Эти два различных понимания «утопического горизонта» гражданского общества связаны с разными типами утопий, которые Джудит Шкляр в своем классическом эссе обозначает как «старые» и «новые» или «меланхолические и «ностальгические»[55]. Первые выражают «меланхолию» по невозможному в абсолютном смысле: утопическое «нигде» относится не только к географическому пространству, но и к историческому времени, поскольку время (еще или уже) не рассматривается в качестве определения бытия людей, каким оно становится в темпорализованном бытии у, скажем, Гегеля или (иным образом) Хайдеггера. Такова, к примеру, платоновская утопия идеального государства, «которая. не служит для того, чтобы направлять какое-либо действие, [она]. приносит удовлетворение сама по себе», не ища ничего сверх себя[56].
«Новые» утопии, согласно Шкляр, впервые возникающие в период Английской революции, транспонируют географическое «нигде» «старых» утопий в историю, вследствие чего они обретают значение «нигде сейчас». Соответственно, абсолютная «невозможность» «старых» утопий распадается на степени вероятности – от «невероятного сейчас» до (в той или иной мере) осуществимого в будущем, близком или отдаленном.

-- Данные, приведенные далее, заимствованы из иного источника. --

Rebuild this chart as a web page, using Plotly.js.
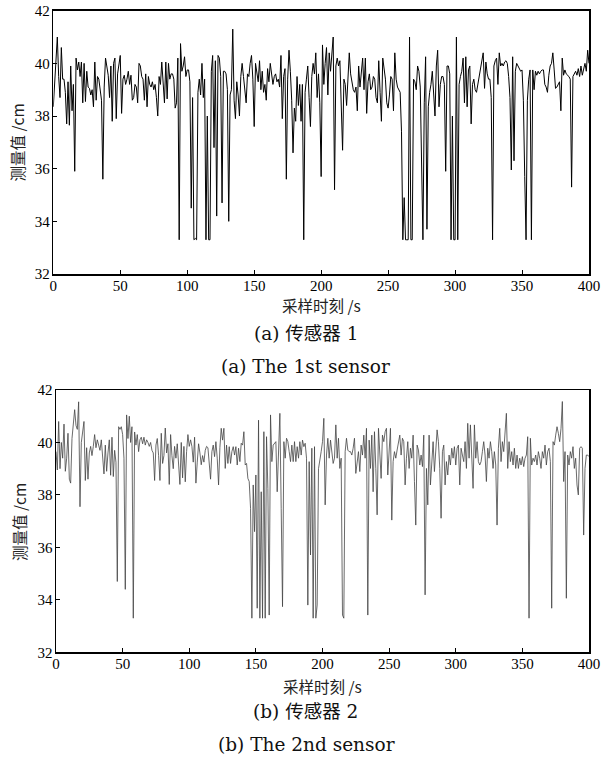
<!DOCTYPE html>
<html>
<head>
<meta charset="utf-8">
<script src="https://cdn.plot.ly/plotly-3.0.1.min.js"></script>
<style>html,body{margin:0;padding:0;background:#fff;}#chart{width:601px;height:762px;}</style>
</head>
<body>
<div id="chart"></div>
<script>
// Sensor 1 measurements (cm), one sample per second, t = 0..400 s
const sensor1 = [
38.35,39.2,40.4,41.0,39.5,38.7,40.6,39.4,39.4,38.9,37.7,39.3,37.65,39.9,38.2,39.2,35.9,40.2,39.75,40.05,
39.5,40.05,38.5,40.0,38.55,39.7,39.1,39.05,38.8,39.0,38.35,40.05,38.6,39.5,39.4,39.0,38.6,35.6,39.1,40.2,
39.8,39.55,38.7,39.9,37.8,40.0,40.2,37.9,39.6,39.9,40.3,38.1,39.4,39.55,39.2,39.4,39.7,39.2,39.55,38.6,
38.7,39.2,39.1,38.5,40.0,39.9,39.5,39.4,38.6,39.6,38.35,39.5,39.2,39.1,39.3,39.0,39.2,38.7,38.0,39.5,
39.2,40.05,39.2,38.5,40.05,38.65,40.0,39.4,39.6,39.6,39.4,38.3,38.5,40.2,33.3,40.75,39.7,39.9,40.25,39.5,
39.75,39.75,39.3,34.5,38.7,33.3,33.35,33.3,38.9,39.4,38.8,40.0,38.7,39.4,33.3,38.0,33.3,33.3,39.7,40.3,
36.8,40.1,34.2,40.3,40.2,39.5,34.7,39.7,39.7,39.6,39.0,34.0,38.8,39.0,41.3,38.6,37.9,39.3,38.8,38.0,
39.5,40.0,39.5,39.0,38.5,39.6,39.5,40.0,40.3,39.4,37.6,40.0,39.6,39.3,40.1,39.0,39.7,38.9,39.2,38.6,
39.8,39.3,40.0,39.6,39.2,39.5,39.6,39.3,39.4,39.1,40.3,37.9,39.5,39.8,35.6,39.4,40.5,39.7,38.6,36.6,
38.3,37.8,39.5,38.4,39.2,37.8,39.2,33.3,38.9,39.4,39.9,38.7,37.6,39.5,40.0,39.6,40.4,38.7,39.6,38.5,
35.7,40.7,39.2,40.0,40.6,38.8,40.4,39.7,40.5,41.0,35.2,39.9,40.2,39.9,40.1,38.6,36.7,39.4,39.2,38.4,
39.5,40.4,39.6,39.2,39.0,38.9,39.1,38.2,39.9,39.1,39.8,40.2,39.0,40.2,38.1,39.3,39.6,39.0,39.1,39.5,
39.4,38.7,38.5,40.1,38.9,37.8,40.2,39.8,39.4,38.5,38.3,38.8,39.5,39.4,38.2,40.4,39.4,39.1,39.0,38.9,
37.4,33.3,34.9,33.3,33.3,33.3,41.0,33.3,33.3,39.4,39.3,39.0,39.9,39.7,39.1,36.7,33.3,38.5,40.25,33.7,
38.35,38.9,39.2,39.7,38.9,38.0,39.9,40.5,38.35,39.2,39.5,39.5,39.2,35.9,39.9,39.9,39.6,33.3,38.0,33.3,
33.3,41.0,33.3,39.2,39.5,39.7,40.2,38.5,40.25,38.35,39.75,39.9,37.7,39.2,39.4,39.0,38.9,39.2,39.5,39.9,
40.1,40.4,39.05,40.05,39.6,39.4,39.4,38.7,33.3,39.9,40.1,40.2,39.2,40.4,39.9,40.0,39.9,40.05,40.1,40.0,
39.5,38.7,35.95,40.25,36.3,39.7,40.0,39.9,39.8,39.7,39.75,38.6,35.7,33.3,38.6,39.4,39.75,33.3,39.75,39.0,
39.7,39.55,39.7,39.6,39.7,39.75,39.75,39.2,39.1,38.9,39.55,39.9,40.0,40.4,39.75,39.05,39.1,39.2,39.3,38.2,
40.2,39.55,39.75,39.6,39.55,39.5,39.4,35.3,39.5,39.6,39.7,39.55,39.8,39.5,39.9,39.55,39.75,40.0,39.7,40.5,
40.0
];

// Sensor 2 measurements (cm), one sample per second, t = 0..400 s
const sensor2 = [
39.65,38.95,40.8,39.0,40.0,39.4,40.7,38.9,39.4,40.35,38.6,38.45,40.15,40.7,41.25,40.65,40.5,41.55,37.55,40.0,
40.4,40.8,38.55,39.8,38.6,39.6,39.85,39.5,39.85,40.3,39.8,40.1,39.9,39.7,40.1,39.45,38.8,39.9,38.9,39.6,
40.1,38.75,40.2,38.7,39.7,39.25,34.7,40.6,40.5,40.6,40.3,39.4,34.4,41.05,40.15,41.0,40.0,40.6,33.3,40.4,
39.9,40.3,39.65,40.1,40.2,39.95,40.2,39.9,40.1,40.0,39.85,40.0,39.7,39.6,38.55,39.9,40.15,39.5,38.55,40.35,
39.2,39.5,40.55,39.6,39.95,38.4,40.3,39.5,39.0,39.85,39.4,39.95,39.1,38.4,40.0,38.65,39.85,38.5,39.65,40.3,
39.85,40.1,39.85,39.25,40.2,38.45,39.25,39.95,39.6,39.15,39.5,39.25,39.7,39.85,39.8,39.15,38.6,39.65,39.9,39.46,
40.03,39.4,38.38,39.8,40.54,40.09,40.54,39.01,39.9,39.2,39.84,39.2,39.65,39.84,39.52,39.84,39.14,39.78,39.27,39.97,
39.9,40.41,39.14,39.2,38.63,38.51,37.49,33.3,38.38,36.6,38.76,33.68,40.85,33.3,38.12,33.3,40.41,33.3,40.22,38.25,
33.42,41.05,39.27,39.9,39.97,40.03,38.12,39.65,41.11,37.49,33.74,40.03,39.4,40.16,40.03,39.65,39.27,39.9,39.27,40.03,
39.27,39.84,39.4,40.03,39.52,40.09,39.84,39.97,39.4,33.8,39.27,35.71,39.78,33.3,39.84,33.3,33.8,39.0,39.27,39.65,
40.03,40.92,37.62,39.52,40.16,39.4,40.09,39.52,39.2,39.4,40.67,39.4,40.16,39.01,39.4,33.42,33.3,39.65,40.16,39.71,
39.65,39.65,39.52,39.78,40.16,38.82,39.27,39.65,38.89,39.9,39.52,40.28,39.4,40.54,33.42,40.09,39.01,40.28,38.12,40.41,
39.01,37.24,40.54,39.27,38.63,40.28,40.03,40.41,40.54,38.76,39.78,40.54,37.04,39.27,39.65,39.4,39.71,40.03,40.28,39.52,
40.16,40.03,38.38,39.4,40.03,39.01,39.78,39.4,40.28,38.51,36.85,39.9,39.71,39.14,39.52,39.08,40.28,34.19,39.01,37.62,
40.28,38.38,39.27,40.03,38.89,39.97,40.48,40.03,39.01,37.11,39.65,39.9,38.38,39.27,38.76,39.52,39.14,39.78,39.4,39.84,
39.14,39.78,39.9,38.38,39.78,39.52,39.27,40.03,39.01,40.73,39.4,40.67,39.71,38.25,40.67,39.4,40.03,39.27,39.14,39.27,
39.65,40.03,39.52,38.51,39.78,39.4,40.03,39.65,39.01,39.65,39.14,36.85,39.78,40.54,39.27,40.03,39.65,40.28,41.11,39.01,
40.03,39.27,39.65,39.14,39.78,39.01,39.52,39.01,39.4,39.14,39.46,39.08,39.4,39.52,40.22,33.3,40.16,39.14,39.4,39.27,
39.52,39.14,39.65,39.4,39.01,39.65,39.4,39.9,39.14,39.65,39.78,39.27,33.68,40.03,39.9,40.28,40.6,40.35,40.03,40.54,
41.56,38.51,39.65,34.06,39.52,39.14,39.65,39.4,39.84,39.01,39.4,38.38,38.0,39.78,39.84,39.78,36.47,39.01,39.52,39.52,
39.46
];

const time1 = sensor1.map((_, i) => i);
const time2 = sensor2.map((_, i) => i);

const xTicks = [0, 50, 100, 150, 200, 250, 300, 350, 400];
const yTicks = [32, 34, 36, 38, 40, 42];

const yTitle = '测量值 /cm';
const xTitle = '采样时刻 /s';
const captionA = '(a) 传感器 1';
const captionAEn = '(a) The 1st sensor';
const captionB = '(b) 传感器 2';
const captionBEn = '(b) The 2nd sensor';

const W = 601, H = 762;
const px = v => v / W;
const py = v => 1 - v / H;

const tickFont = {family: 'Liberation Serif', size: 15, color: '#000'};
const cjkFont = {family: 'Noto Sans CJK SC', size: 15.5, color: '#222'};
const capFont = {family: 'DejaVu Serif, Noto Sans CJK SC', size: 18.5, color: '#111'};

function axisX(domain, anchor) {
  return {
    domain: domain, anchor: anchor, range: [0, 400], tickvals: xTicks,
    ticks: 'inside', ticklen: 4, tickwidth: 1, tickcolor: '#000',
    ticklabelstandoff: -3,
    showline: true, linecolor: '#000', linewidth: 1.5, mirror: true,
    showgrid: false, zeroline: false, tickfont: tickFont, fixedrange: true
  };
}
function axisY(domain, anchor) {
  return {
    domain: domain, anchor: anchor, range: [32, 42], tickvals: yTicks,
    ticks: 'inside', ticklen: 4, tickwidth: 1, tickcolor: '#000',
    ticklabelstandoff: -1,
    showline: true, linecolor: '#000', linewidth: 1.5, mirror: true,
    showgrid: false, zeroline: false, tickfont: tickFont, fixedrange: true
  };
}

const data = [
  {x: time1, y: sensor1, type: 'scatter', mode: 'lines', xaxis: 'x', yaxis: 'y',
   line: {color: '#000', width: 1}, name: captionAEn, hoverinfo: 'x+y'},
  {x: time2, y: sensor2, type: 'scatter', mode: 'lines', xaxis: 'x2', yaxis: 'y2',
   line: {color: '#444', width: 0.8}, name: captionBEn, hoverinfo: 'x+y'}
];

const ann = (text, x, y, font, extra) => Object.assign({
  text: text, xref: 'paper', yref: 'paper', x: px(x), y: py(y),
  xanchor: 'center', yanchor: 'middle', showarrow: false, font: font
}, extra || {});

const layout = {
  width: W, height: H,
  margin: {l: 0, r: 0, t: 0, b: 0},
  paper_bgcolor: '#fff', plot_bgcolor: '#fff',
  showlegend: false,
  xaxis: axisX([px(53.3), px(589)], 'y'),
  yaxis: axisY([py(274), py(10.7)], 'x'),
  xaxis2: axisX([px(56), px(589)], 'y2'),
  yaxis2: axisY([py(652.3), py(390)], 'x2'),
  annotations: [
    ann(yTitle, 16.5, 143, cjkFont, {textangle: -90}),
    ann(xTitle, 321, 305, cjkFont),
    ann(captionA, 306, 333, capFont),
    ann(captionAEn, 305, 366, capFont),
    ann(yTitle, 19, 522, cjkFont, {textangle: -90}),
    ann(xTitle, 322, 686, cjkFont),
    ann(captionB, 305, 711, capFont),
    ann(captionBEn, 306, 744, capFont)
  ]
};

Plotly.newPlot('chart', data, layout, {displayModeBar: false, staticPlot: true});
</script>
</body>
</html>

Но «невероятность сейчас» не делает утопию непригодной для политической мобилизации именно потому, что главный смысл ее заключается в призыве к перешагиванию границ статус-кво, т. е. к преодолению того, что делает ее «невероятной» «здесь и сейчас». Более того, саму свою «невероятность сейчас» утопия использует как оружие в ее борьбе против статус-кво: она вскрывает, что «невероятность» – это клеймо, которое «силы порядка» ставят на те идеи, которые могут оказаться подрывными для их господства[57].